Today is


   "A word to the wise ain't necessary --  
          it's the stupid ones that need the advice."
					-Bill Cosby

Monday, August 29, 2005


Mid-Morning Report

So Cindy finally got to meet the President, huh? Although...she already has met the real president once before but she's entitled to at least *two* meetings with him, dammit! So could he please just go down there and meet with her and Charlie...er...Martin Sheen?! Please? Sheesh.

Let's keep our thoughts and prayers with the people in the Louisiana and Mississippi areas.

So Iraq has finished the charter of its new Constitution, and this is all the media has to say about it? Gimme a break with the Sunnis. The fact that they are upset about the finished document is a testament to its merits. Let's tune in and hear what these Sunni protesters are saying and doing:

"We sacrifice our souls and blood for you, Saddam,'' chanted the demonstrators. They carried pictures of Shiite clerics Muqtada Al-Sadir and Jawad Al-Khalisi who have joined the Sunnis in opposing the constitutional draft."

Gee. I wonder why the Shiites and Kurds are blowing these guys off? I'm sure Madison, Franklin and Hamilton would have welcomed input from the guys that were carrying "Long Live King George" signs, don't you?

And finally...I'm really depressed that I had to miss the MTV Awards, dang it. Here were some of the highlights I missed:

-- Ludacris managed to turn his hedonistic "Pimpin' All Over the World" into a multicultural Mardi Gras-like extravaganza, complete with steel drummers, African dancers and, of course, around-the-way booty-shaking girls.

This is why I'm such a big proponent of "multiculturalism". If the world could only just learn to pimp together, it would be a beautiful place.

-- When it comes to booty shaking, Luke of 2 Live Crew fame is the king with his infamous dancers, and he brought a bevy of women, a dance with Diddy and R&B heartthrob Omarion.

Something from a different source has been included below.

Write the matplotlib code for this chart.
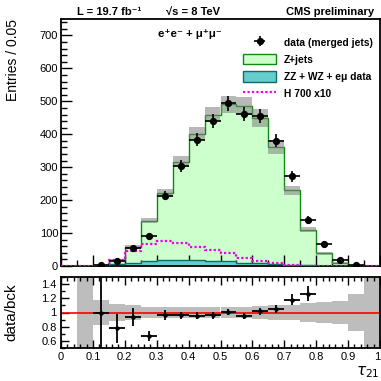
import numpy as np
import matplotlib
matplotlib.use("Agg")
import matplotlib.pyplot as plt
from matplotlib.ticker import MultipleLocator, FormatStrFormatter, FuncFormatter
from matplotlib.patches import Patch
from matplotlib.lines import Line2D

plt.rcParams['font.family'] = ['Liberation Sans', 'DejaVu Sans']

# tau21 binning, 20 bins of 0.05
bin_edges = np.linspace(0.0, 1.0, 21)

# Z+jets and ZZ+WZ+emu components (entries per bin)
zjets = [0, 0.3, 1.5, 13, 49, 123, 205, 299, 385, 445,
         477, 476, 441, 356, 227, 108, 37, 7.5, 1, 0.3]
other = [0, 0, 0.5, 5, 9, 15, 17, 18, 17, 14,
         14, 9, 8, 5, 3, 2, 1, 0.5, 0, 0]
# absolute uncertainty of the background sum (grey band, top panel)
bkg_err = [0, 0.3, 1, 3, 7, 8, 13, 16, 20, 23,
           25, 27, 27, 22, 14, 8, 5, 3, 1, 0.3]
# relative uncertainty shown in the ratio panel
ratio_band = [0, 1.0, 0.17, 0.12, 0.105, 0.08, 0.075, 0.075, 0.075, 0.075,
              0.075, 0.075, 0.09, 0.10, 0.11, 0.13, 0.15, 0.16, 0.26, 1.0]
# data (merged jets)
data = [0, 0, 2, 14, 54, 92, 214, 304, 384, 441,
        494, 462, 456, 380, 272, 139, 68, 18, 2, 0]
# H 700 signal x10
higgs = [0, 0, 0, 18, 45, 68, 77, 71, 59, 48,
         38, 25, 16, 10, 4, 1, 0.5, 0, 0, 0]

zjets = np.array(zjets)
other = np.array(other)
bkg = zjets + other
bkg_err = np.array(bkg_err)
ratio_band = np.array(ratio_band)
data = np.array(data, dtype=float)
higgs = np.array(higgs)
centers = 0.5 * (bin_edges[1:] + bin_edges[:-1])
width = bin_edges[1] - bin_edges[0]

W = 381.0
def fx(x):
    return x / W
def fy(y):
    return 1 - y / W

fig = plt.figure(figsize=(3.81, 3.81), dpi=100)
ax = fig.add_axes([fx(61), fy(266), 319 / W, 247 / W])
ax2 = fig.add_axes([fx(61), fy(348), 319 / W, 71 / W])

# ---- top panel
ax.stairs(bkg, bin_edges, fill=True, facecolor='#ccffcc', edgecolor='none', zorder=1)
ax.stairs(bkg, bin_edges, color='#118811', lw=1.0, zorder=2)
ax.stairs(other, bin_edges, fill=True, facecolor='#66cccc', edgecolor='none', zorder=2)
ax.stairs(other, bin_edges, color='#0a6e6e', lw=1.0, zorder=3)
ax.bar(centers, 2 * bkg_err, bottom=bkg - bkg_err, width=width,
       color='#7f7f7f', alpha=0.55, lw=0, zorder=3)
ax.stairs(higgs, bin_edges, color='#ee00ee', lw=1.6, ls=(0, (1, 1)), zorder=4)

m = data > 0
h_data = ax.errorbar(centers[m], data[m], xerr=width / 2, yerr=np.sqrt(data[m]),
                     fmt='o', color='black', ms=4.2, lw=1.2, capsize=0, zorder=5)

ax.set_xlim(0, 1)
ax.set_ylim(0, 750)
ax.xaxis.set_major_locator(MultipleLocator(0.1))
ax.xaxis.set_minor_locator(MultipleLocator(0.05))
ax.yaxis.set_major_locator(MultipleLocator(100))
ax.yaxis.set_minor_locator(MultipleLocator(20))
ax.tick_params(which='both', direction='in', labelbottom=False, labelsize=8,
               width=1.0, pad=2)
ax.tick_params(which='major', length=8)
ax.tick_params(which='minor', length=4)
for s in ax.spines.values():
    s.set_linewidth(1.3)
ax.set_ylabel('Entries / 0.05', fontsize=10, ha='right')
ax.yaxis.set_label_coords(-0.128, 1.0)

handles = [h_data,
           Patch(facecolor='#ccffcc', edgecolor='#118811', lw=1.0),
           Patch(facecolor='#66cccc', edgecolor='#0a6e6e', lw=1.0),
           Line2D([], [], color='#ee00ee', lw=1.6, ls=(0, (1, 1)))]
labels = ['data (merged jets)', 'Z+jets', 'ZZ + WZ + e\u03bc data', 'H 700 x10']
ax.legend(handles, labels, loc='upper left', bbox_to_anchor=(0.571, 0.928),
          frameon=False, prop={'size': 7.4, 'weight': 'bold'},
          handlelength=3.2, handleheight=1.2, handletextpad=0.75,
          labelspacing=0.62, borderpad=0, borderaxespad=0)

ax.text(0.304, 0.938, 'e\u207ae\u207b + \u03bc\u207a\u03bc\u207b', transform=ax.transAxes,
        fontsize=8.2, fontweight='bold', ha='left', va='center')

fig.text(fx(77), fy(12), 'L = 19.7 fb\u207b\u00b9', fontsize=8, fontweight='bold',
         ha='left', va='center')
fig.text(fx(166), fy(12), '\u221as = 8 TeV', fontsize=8, fontweight='bold',
         ha='left', va='center')
fig.text(fx(374), fy(12), 'CMS preliminary', fontsize=8, fontweight='bold',
         ha='right', va='center')

# ---- ratio panel
rb = np.where(bkg > 0, ratio_band, 0)
ax2.bar(centers, 2 * rb, bottom=1 - rb, width=width, color='#bdbdbd', lw=0, zorder=1)
ax2.axhline(1.0, color='red', lw=1.2, zorder=2)

ratio = np.where(bkg > 0, data / np.where(bkg > 0, bkg, 1), 0)
rerr = np.sqrt(data) / np.where(bkg > 0, bkg, 1)
mr = (data > 0) & (ratio < 1.5)
ax2.errorbar(centers[mr], ratio[mr], xerr=width / 2, yerr=rerr[mr], fmt='o',
             color='black', ms=2.2, lw=1.3, capsize=0, zorder=3)

ax2.set_xlim(0, 1)
ax2.set_ylim(0.5, 1.5)
ax2.xaxis.set_major_locator(MultipleLocator(0.1))
ax2.xaxis.set_minor_locator(MultipleLocator(0.02))
ax2.yaxis.set_major_locator(MultipleLocator(0.2))
ax2.yaxis.set_minor_locator(MultipleLocator(0.1))
# the label at 1 is drawn separately so it stays inside the image
ax2.xaxis.set_major_formatter(FuncFormatter(lambda v, p: '' if v > 0.99 else '%g' % v))
ax2.yaxis.set_major_formatter(FormatStrFormatter('%g'))
ax2.set_yticks([0.6, 0.8, 1.0, 1.2, 1.4])
ax2.tick_params(which='both', direction='in', top=True, labelsize=8, width=1.0, pad=3)
ax2.tick_params(which='major', length=6)
ax2.tick_params(which='minor', length=3)
for s in ax2.spines.values():
    s.set_linewidth(1.3)
ax2.text(1.0, -0.06, '1', transform=ax2.transAxes, fontsize=8, ha='right', va='top')
ax2.set_ylabel('data/bck', fontsize=11)
ax2.yaxis.set_label_coords(-0.135, 0.5)

fig.text(fx(380), fy(372), r'$\tau_{21}$', fontsize=11, ha='right', va='center')

fig.savefig('out.png', dpi=100)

When I've had those visions of becoming world famous and dubbed the "King of ____", oddly I've never imagined the blank to be filled by "booty shaking". I bow to you, Luke of 2 Live Crew -- ye of the Jouncing Haunches.

-- The evening's most inexplicable moment may have come from R. Kelly, who remains a chart-topper even though he's awaiting trial on child pornography charges. On a bedroom set that looked like a scene from a Tyler Perry play, Kelly deliberately lip-synced highlights of his five-part soap opera infidelity song, "Trapped In The Closet," then debuted a new chapter involving a cheating wife, a cheating husband and his boyfriend.

Nice.

-- Some of the night's more decadent moments came during the pre-show arrivals. Lil Jon came by sea, on what looked to be a three-story, pimp-my-yacht contraption. The prison-bound Lil' Kim arrived on the white carpet in a Rolls Royce Phantom, though she looked somewhat demure in her low-cut mauve dress _ no pasties or dangling appendages this year from the diminutive rapper.

"Pimp-my-yacht contraption"...I love the way the word "pimp" can be used to make anything cool in the hip-hop culture. Maybe I'll try it. Yo, man -- what do you think of these pimped-out Dockers?

"The prison-bound Lil' Kim"...Are we really gonna miss Ella Fitzgerald when we have this type of talent among us?